-- Start of INPUT MATERIAL --

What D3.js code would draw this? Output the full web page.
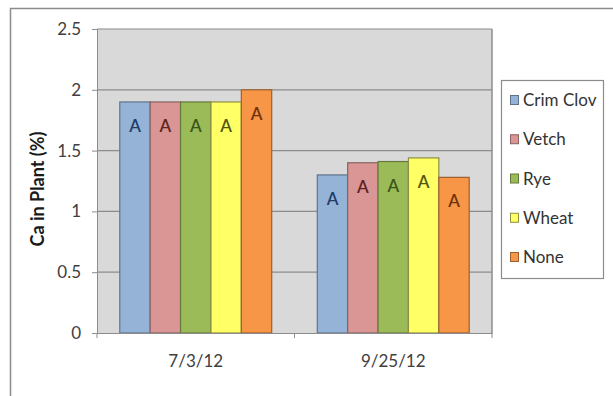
<!DOCTYPE html>
<html>
<head>
<meta charset="utf-8">
<script src="https://cdn.jsdelivr.net/npm/d3@7"></script>
<style>
  html, body { margin: 0; padding: 0; background: #fff; }
  svg { display: block; font-family: Lato, "Open Sans", sans-serif; }
</style>
</head>
<body>
<svg id="chart" width="613" height="396"></svg>
<script>
// Calcium concentration in plant tissue by cover crop treatment and sampling date
const dates = ["7/3/12", "9/25/12"];
const treatments = ["Crim Clov", "Vetch", "Rye", "Wheat", "None"];
const caValues = [
  [1.9, 1.9, 1.9, 1.9, 2.0],
  [1.3, 1.4, 1.41, 1.44, 1.28]
];
const letters = [
  ["A", "A", "A", "A", "A"],
  ["A", "A", "A", "A", "A"]
];
const yTicks = [0, 0.5, 1, 1.5, 2, 2.5];

const fills = ["#95b3d7", "#d99694", "#9bbb59", "#ffff66", "#f79646"];
const strokes = ["#5f7489", "#8a6160", "#647a3a", "#8f8f42", "#9c6030"];
const letterColors = ["#1f3d66", "#5e2422", "#3b5518", "#55550e", "#6e330c"];

const svg = d3.select("#chart");

// outer chart frame
svg.append("rect")
  .attr("x", 10.5).attr("y", 8.5)
  .attr("width", 640).attr("height", 420)
  .attr("fill", "#fff").attr("stroke", "#8c8c8c").attr("stroke-width", 1.5);

const plot = { left: 97, right: 492, top: 29, bottom: 333 };

const x0 = d3.scaleBand().domain(dates).range([plot.left, plot.right]).paddingInner(0).paddingOuter(0);
const x1 = d3.scaleBand().domain(treatments).range([0, x0.bandwidth()]).paddingInner(0).paddingOuter(0.75);
const y = d3.scaleLinear().domain([0, 2.5]).range([plot.bottom, plot.top]);

// plot area background
svg.append("rect")
  .attr("x", plot.left).attr("y", plot.top)
  .attr("width", plot.right - plot.left).attr("height", plot.bottom - plot.top)
  .attr("fill", "#d9d9d9");

// gridlines
svg.append("g").selectAll("line").data(yTicks.filter(d => d > 0)).join("line")
  .attr("x1", plot.left).attr("x2", plot.right)
  .attr("y1", d => y(d)).attr("y2", d => y(d))
  .attr("stroke", "#8c8c8c").attr("stroke-width", 1.2);

// right edge of plot area
svg.append("line")
  .attr("x1", plot.right).attr("x2", plot.right)
  .attr("y1", plot.top).attr("y2", plot.bottom)
  .attr("stroke", "#8c8c8c").attr("stroke-width", 1.5);

// bars
const groups = svg.append("g").selectAll("g").data(dates).join("g")
  .attr("transform", d => `translate(${x0(d)},0)`);

groups.selectAll("rect").data((d, i) => treatments.map((t, j) => ({ t, j, v: caValues[i][j] }))).join("rect")
  .attr("x", d => x1(d.t))
  .attr("y", d => y(d.v))
  .attr("width", x1.bandwidth())
  .attr("height", d => y(0) - y(d.v))
  .attr("fill", d => fills[d.j])
  .attr("stroke", d => strokes[d.j])
  .attr("stroke-width", 1.2);

groups.selectAll("text").data((d, i) => treatments.map((t, j) => ({ t, j, v: caValues[i][j], s: letters[i][j] }))).join("text")
  .attr("x", d => x1(d.t) + x1.bandwidth() / 2)
  .attr("y", d => y(d.v) + 30)
  .attr("text-anchor", "middle")
  .attr("font-size", 17)
  .attr("font-weight", 600)
  .attr("fill", d => letterColors[d.j])
  .text(d => d.s);

// y axis
const yAxis = svg.append("g")
  .attr("transform", `translate(${plot.left},0)`)
  .call(d3.axisLeft(y).tickValues(yTicks).tickFormat(d3.format("")).tickSize(5).tickPadding(11));
yAxis.select(".domain").attr("stroke", "#8c8c8c");
yAxis.selectAll(".tick line").attr("stroke", "#8c8c8c");
yAxis.selectAll(".tick text").attr("font-size", 17).attr("fill", "#404040").attr("font-family", "Lato, sans-serif");

// x axis
const xAxis = svg.append("g")
  .attr("transform", `translate(0,${plot.bottom})`)
  .call(d3.axisBottom(x0).tickSize(0).tickPadding(22));
xAxis.select(".domain").attr("stroke", "#8c8c8c").attr("stroke-width", 1.2);
xAxis.selectAll(".tick text").attr("font-size", 17).attr("fill", "#404040").attr("font-family", "Lato, sans-serif");

// category separators on x axis
svg.append("g").selectAll("line")
  .data([plot.left, x0(dates[1]), plot.right]).join("line")
  .attr("x1", d => d).attr("x2", d => d)
  .attr("y1", plot.bottom).attr("y2", plot.bottom + 5)
  .attr("stroke", "#8c8c8c");

// y axis title
svg.append("text")
  .attr("transform", `translate(44,189) rotate(-90)`)
  .attr("text-anchor", "middle")
  .attr("font-size", 18)
  .attr("font-weight", "bold")
  .attr("fill", "#1a1a1a")
  .text("Ca in Plant (%)");

// legend
const legend = svg.append("g");
legend.append("rect")
  .attr("x", 501.5).attr("y", 80.5).attr("width", 102).attr("height", 198)
  .attr("fill", "#fff").attr("stroke", "#8c8c8c").attr("stroke-width", 1.2);

const ly = d3.scalePoint().domain(treatments).range([100, 257]);
const items = legend.selectAll("g").data(treatments).join("g")
  .attr("transform", d => `translate(510,${ly(d)})`);
items.append("rect")
  .attr("x", 0.5).attr("y", -4.5).attr("width", 8).attr("height", 9)
  .attr("fill", (d, i) => fills[i]).attr("stroke", (d, i) => strokes[i]);
items.append("text")
  .attr("x", 13).attr("y", 6)
  .attr("font-size", 17).attr("fill", "#333")
  .text(d => d);
</script>
</body>
</html>
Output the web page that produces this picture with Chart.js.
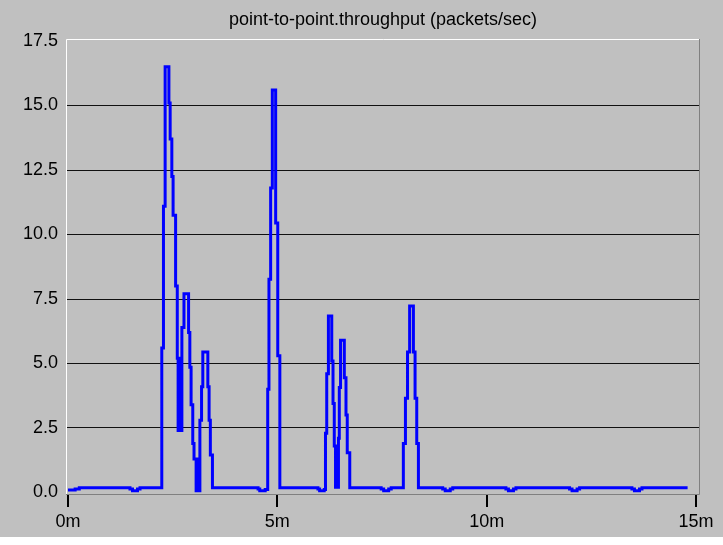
<!DOCTYPE html>
<html>
<head>
<meta charset="utf-8">
<script src="https://cdn.jsdelivr.net/npm/chart.js@4.4.0/dist/chart.umd.min.js"></script>
<style>
  html, body { margin: 0; padding: 0; background: #ffffff; }
  #wrap { position: absolute; left: 0; top: 0; width: 723px; height: 545px; }
  canvas { display: block; }
</style>
</head>
<body>
<div id="wrap"><canvas id="chart" width="723" height="545"></canvas></div>
<script>
// --- Data (time in minutes, throughput in packets/sec) ---
const times = [
    0.00, 0.17, 0.27,
    1.48, 1.54, 1.66, 1.72,
    2.24, 2.28, 2.32, 2.41, 2.44, 2.48, 2.51, 2.57, 2.61, 2.63, 2.66, 2.68, 2.72, 2.77,
    2.88, 2.91, 2.94, 2.98, 3.01, 3.06, 3.09, 3.11, 3.15, 3.19, 3.22, 3.34, 3.37, 3.40, 3.45,
    4.54, 4.58, 4.71,
    4.77, 4.80, 4.84, 4.88, 4.96, 5.01, 5.06,
    5.97, 6.01, 6.12,
    6.15, 6.18, 6.22, 6.30, 6.33, 6.36, 6.39, 6.41, 6.44, 6.46, 6.48, 6.51, 6.60, 6.64, 6.67, 6.73,
    7.48, 7.54, 7.66, 7.72,
    8.01, 8.06, 8.11, 8.16, 8.25, 8.29, 8.33, 8.37,
    8.95, 9.01, 9.13, 9.19,
    10.46, 10.52, 10.64, 10.70,
    11.98, 12.04, 12.16, 12.22,
    13.47, 13.53, 13.65, 13.71,
    14.80
];
const values = [
    0.10, 0.14, 0.18,
    0.14, 0.07, 0.14, 0.18,
    5.6, 11.1, 16.5, 15.1, 13.7, 12.25, 10.75, 8.0, 5.2, 2.4, 5.2, 2.4, 6.4, 7.7,
    6.2, 4.85, 3.4, 1.9, 1.3, 0.07, 1.3, 0.07, 2.8, 4.1, 5.45, 4.1, 2.8, 1.45, 0.18,
    0.14, 0.07, 0.12,
    4.0, 8.27, 11.8, 15.6, 10.45, 5.3, 0.18,
    0.14, 0.07, 0.12,
    2.3, 4.6, 6.84, 5.1, 3.45, 1.8, 0.2, 1.8, 0.2, 2.1, 4.07, 5.9, 4.45, 3.0, 1.54, 0.18,
    0.14, 0.07, 0.14, 0.18,
    1.9, 3.65, 5.45, 7.23, 5.45, 3.65, 1.9, 0.18,
    0.14, 0.07, 0.14, 0.18,
    0.14, 0.07, 0.14, 0.18,
    0.14, 0.07, 0.14, 0.18,
    0.14, 0.07, 0.14, 0.18,
    0.18
];
const yTicks = [0, 2.5, 5, 7.5, 10, 12.5, 15, 17.5];
const xTicks = [0, 5, 10, 15];
const chartTitle = 'point-to-point.throughput (packets/sec)';

const FONT = '"Liberation Sans", Arial, sans-serif';
const GRAY = '#c0c0c0';

// panel background + 3d frame round the plot
const framePlugin = {
    id: 'frame',
    beforeDraw(chart) {
        const ctx = chart.ctx;
        ctx.save();
        ctx.fillStyle = '#ffffff';
        ctx.fillRect(0, 0, chart.width, chart.height);
        ctx.fillStyle = GRAY;
        ctx.fillRect(0, 0, chart.width, 537);
        ctx.restore();
    },
    afterDatasetsDraw(chart) {
        const a = chart.chartArea;
        const ctx = chart.ctx;
        ctx.save();
        ctx.lineWidth = 1;
        ctx.strokeStyle = '#ffffff';
        ctx.beginPath();
        ctx.moveTo(a.left + 0.5, a.bottom);
        ctx.lineTo(a.left + 0.5, a.top + 0.5);
        ctx.lineTo(a.right, a.top + 0.5);
        ctx.stroke();
        ctx.strokeStyle = '#808080';
        ctx.beginPath();
        ctx.moveTo(a.right - 0.5, a.top);
        ctx.lineTo(a.right - 0.5, a.bottom - 0.5);
        ctx.lineTo(a.left, a.bottom - 0.5);
        ctx.stroke();
        ctx.restore();
    }
};

new Chart(document.getElementById('chart'), {
    type: 'line',
    data: {
        datasets: [{
            data: times.map((t, i) => ({ x: t, y: values[i] })),
            borderColor: '#0000ff',
            borderWidth: 3,
            stepped: true,
            pointRadius: 0,
            fill: false,
            borderJoinStyle: 'miter',
            borderCapStyle: 'butt'
        }]
    },
    options: {
        responsive: false,
        animation: false,
        layout: { padding: { left: 0, right: 23, top: 0, bottom: 0 } },
        plugins: {
            legend: { display: false },
            tooltip: { enabled: false },
            title: {
                display: true,
                fullSize: false,
                text: chartTitle,
                color: '#000000',
                font: { family: FONT, size: 18, weight: 'normal' },
                padding: { top: 9, bottom: 8.4 }
            }
        },
        scales: {
            x: {
                type: 'linear',
                min: -0.048,
                max: 15.096,
                afterBuildTicks: s => { s.ticks = xTicks.map(v => ({ value: v })); },
                afterFit: s => { s.height = 50; },
                border: { display: false },
                grid: {
                    drawOnChartArea: false,
                    drawTicks: true,
                    tickLength: 12,
                    color: '#000000',
                    lineWidth: 2
                },
                ticks: {
                    color: '#000000',
                    font: { family: FONT, size: 18 },
                    padding: 4,
                    maxRotation: 0,
                    callback: v => v + 'm'
                }
            },
            y: {
                min: -0.097,
                max: 17.578,
                afterBuildTicks: s => { s.ticks = yTicks.map(v => ({ value: v })); },
                afterFit: s => { s.width = 66; },
                border: { display: false },
                grid: {
                    drawTicks: false,
                    lineWidth: 1,
                    color: c => (c.tick && (c.tick.value === 0 || c.tick.value === 17.5)) ? 'rgba(0,0,0,0)' : '#111111'
                },
                ticks: {
                    color: '#000000',
                    font: { family: FONT, size: 18 },
                    padding: 8,
                    callback: v => v.toFixed(1)
                }
            }
        }
    },
    plugins: [framePlugin]
});
</script>
</body>
</html>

-- End of INPUT MATERIAL --

▶ TASK:
Return exactly what appears from the opening line of the material through the line with "29, bottom: 333", apart from the pictures.

▶ RESPONSE BELOW:
What D3.js code would draw this? Output the full web page.
<!DOCTYPE html>
<html>
<head>
<meta charset="utf-8">
<script src="https://cdn.jsdelivr.net/npm/d3@7"></script>
<style>
  html, body { margin: 0; padding: 0; background: #fff; }
  svg { display: block; font-family: Lato, "Open Sans", sans-serif; }
</style>
</head>
<body>
<svg id="chart" width="613" height="396"></svg>
<script>
// Calcium concentration in plant tissue by cover crop treatment and sampling date
const dates = ["7/3/12", "9/25/12"];
const treatments = ["Crim Clov", "Vetch", "Rye", "Wheat", "None"];
const caValues = [
  [1.9, 1.9, 1.9, 1.9, 2.0],
  [1.3, 1.4, 1.41, 1.44, 1.28]
];
const letters = [
  ["A", "A", "A", "A", "A"],
  ["A", "A", "A", "A", "A"]
];
const yTicks = [0, 0.5, 1, 1.5, 2, 2.5];

const fills = ["#95b3d7", "#d99694", "#9bbb59", "#ffff66", "#f79646"];
const strokes = ["#5f7489", "#8a6160", "#647a3a", "#8f8f42", "#9c6030"];
const letterColors = ["#1f3d66", "#5e2422", "#3b5518", "#55550e", "#6e330c"];

const svg = d3.select("#chart");

// outer chart frame
svg.append("rect")
  .attr("x", 10.5).attr("y", 8.5)
  .attr("width", 640).attr("height", 420)
  .attr("fill", "#fff").attr("stroke", "#8c8c8c").attr("stroke-width", 1.5);

const plot = { left: 97, right: 492, top: 29, bottom: 333 };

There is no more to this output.